> _Requirements_
Copy the listing below in full and skip every picture.

> _Dataset content_
---*---

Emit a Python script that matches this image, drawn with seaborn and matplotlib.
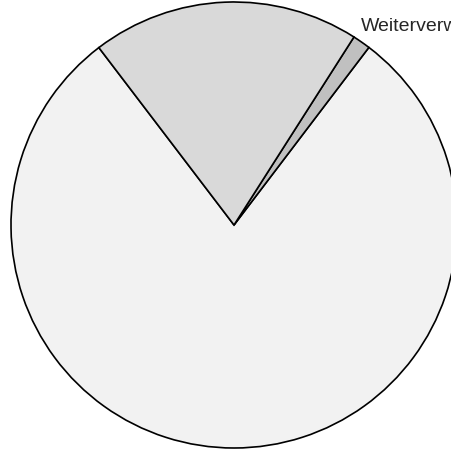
import matplotlib
matplotlib.use("Agg")
import matplotlib.pyplot as plt
import seaborn as sns

# shares (%), in drawing order
labels = ["Sonstige", "Weiterverwendung", "Verwertung"]
shares = [79.3, 1.3, 19.4]
colors = ["#f2f2f2", "#c0c0c0", "#d9d9d9"]

sns.set_style("white")
plt.rcParams['font.family'] = ['Liberation Sans', 'DejaVu Sans']

fig = plt.figure(figsize=(4.52, 4.52), dpi=100)
ax = fig.add_axes([11 / 452, 3 / 452, 446 / 452, 446 / 452])

wedges, _ = ax.pie(shares, colors=colors, startangle=127.3, counterclock=True,
                   wedgeprops={'edgecolor': 'black', 'linewidth': 1.2})
ax.set_xlim(-1, 1)
ax.set_ylim(-1, 1)
ax.set_aspect('equal')
ax.axis('off')

# only the small slice carries a visible label, outside the pie
ax.text(0.568, 0.876, labels[1], ha='left', va='baseline', fontsize=14, clip_on=False)

fig.savefig('out.png', dpi=100)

---*---

> _The reply_
Emit a Python script that matches this image, drawn with seaborn and matplotlib.
import matplotlib
matplotlib.use("Agg")
import matplotlib.pyplot as plt
import seaborn as sns

# shares (%), in drawing order
labels = ["Sonstige", "Weiterverwendung", "Verwertung"]
shares = [79.3, 1.3, 19.4]
colors = ["#f2f2f2", "#c0c0c0", "#d9d9d9"]

sns.set_style("white")
plt.rcParams['font.family'] = ['Liberation Sans', 'DejaVu Sans']

fig = plt.figure(figsize=(4.52, 4.52), dpi=100)
ax = fig.add_axes([11 / 452, 3 / 452, 446 / 452, 446 / 452])

wedges, _ = ax.pie(shares, colors=colors, startangle=127.3, counterclock=True,
                   wedgeprops={'edgecolor': 'black', 'linewidth': 1.2})
ax.set_xlim(-1, 1)
ax.set_ylim(-1, 1)
ax.set_aspect('equal')
ax.axis('off')

# only the small slice carries a visible label, outside the pie
ax.text(0.568, 0.876, labels[1], ha='left', va='baseline', fontsize=14, clip_on=False)

fig.savefig('out.png', dpi=100)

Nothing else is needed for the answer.